Wood chopping and woodburning stoves
Winter is some way off yet, we hope, but there are a few things to be done in advance. The main job to do before it gets cold is to make sure we have a big stock of wood to burn, since it’s the cheapest most environmentally way to heat a house, and also it looks groovy to have a fire burning.
Usually I leave it until November to sort out the wood, typically when it is already raining and blowing a gale, but last week we had a cold day, and when Mrs B asked for the fire to be lit I started to panic and thought I’d make a start on the woodpile.
We don’t have open fires – they are inefficient and hard work. Instead, like almost everyone we know around here, we have woodburning stoves (one in each property). Efficient and beautiful, they extract about 90% of the maximum possible heat from the burning wood, and get hot enough to burn the smoke as well – so there is very little pollution.
These woodstoves can also burn without intervention for about 12 hours, unlike a real fire which you have to poke and prod every 20 minutes to be sure you are sending plenty of heat straight up the chimney. But woodstoves do get through a lot of wood.
This year we haven’t bought any wood for burning, but plan to use up the wood we already have, along with a few trees we have lying around. So this means I need to come up with about five cubic metres of timber, which is a lot. So I’ve been busy cutting and chopping.
This is a job that every single person in south-west France is familiar with, and not a single person in south-east England, where we used to live. If you are planning to move to rural France I recommend you start practicing your wood-chopping. I doubt that a round of golf is adequate preparation.
Someone came around to show me how to sharpen my chainsaw properly, so that is now whooshing through great logs like the proverbial knife through butter, but that still leaves the problem of splitting the logs – since a 50cm lump of tree trunk is too big to go directly in the woodstove, it needs to be split lengthways.
This involves quite a lot of hard work – work which tapping on my keyboard all day has hardly prepared me for – and is mostly done with a tool that is a type of cross between an axe and a sledgehammer – heavy, and pointed but not sharp. It also involves a lot of dangerous near-misses, as I am rather un-coordinated and often miss the log altogether and hit my foot instead.
The neighbours are too polite to actually stand there laughing at my efforts, so they presumably amuse each other with tales of my feebleness later on in the bar, while I am lying comatose in bed and Mrs B is calling me a big baby and refusing to rub soothing ointments onto my aching muscles.
This sounds oh so familiar! For my husband though rather than me of course!
The first year here, he too took ‘lessons’ from a neighbour and sharpened the chainsaw himself.

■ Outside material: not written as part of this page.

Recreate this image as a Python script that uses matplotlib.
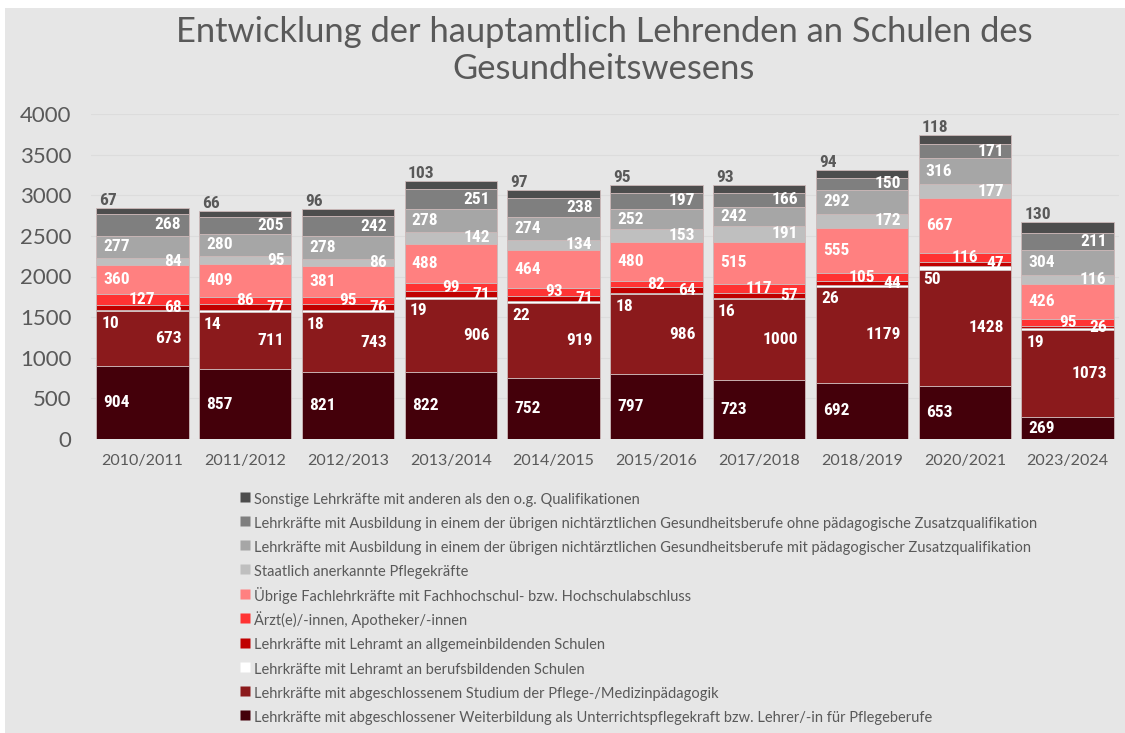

It was not until the next year that he found out just how cheap it is to get it done down the road at Bricomarché!
It ruined his winter…..
Jacqui
Oh I know, 8 euros last time I saw (and a couple of files to do it myself will probably cost 20 euros), but it’s the principle – if the locals are doing their own then I feel as if I should as well. Or at least, I should give the impression that I am interested!
Although I don’t have the same principle when it comes to mending cars or much else.
But thinking about it I could easily take it to a store a few kilometres away where no-one will recognise me and get it done there in secret…
globus lives in the north and has a wood burner which spews smoke into the room each time he fills it. do all stoves do that?
Err no!
We have three stoves (one in our own barn conversion and others in our two gites) and they all manage not to fill the room with smoke.
Perhaps you have a faulty seal?
Or if its only when you open the door perhaps the wood isn’t dry enough so the stove isn’t getting hot enough?
Globus the trick is to prepare the fire then shut the door.
That normally works.
No seriously what I mean is prepare the wood and tinder then shut the door for about 30 mins. This means that the backdraft which you had created when laying out your wood and paper isn’t still pouring down the chimney into your room. By leaving it for 30 mins, you allow the chimney flow to head back up.
The rough science behind this is that the heavy cold air fell out of your chimney and created a form of convection. This gets worse and worse the longer you leave the door open. Even after you start the fire, the cold air still pushes the fire backwards generally blowing out all but the most determined paper fire and pushing the smoke backwards down the air inlets. There is nothing wrong with your woodburner, and the only solution is to open some windows (which you probably want to do anyway) and stabalise the temperature, also by stuffing large amounts of crinkled up newspaper you can get the fire burning fast and force the air to change direction. When lighting the fire in some cold places, I have seen lots of people just light a whole wood burner stuffed with nothing but balls of paper, Full to the brim so that you can hardly close the door. This heats the chimney and makes lighting the rest of the fire much easier.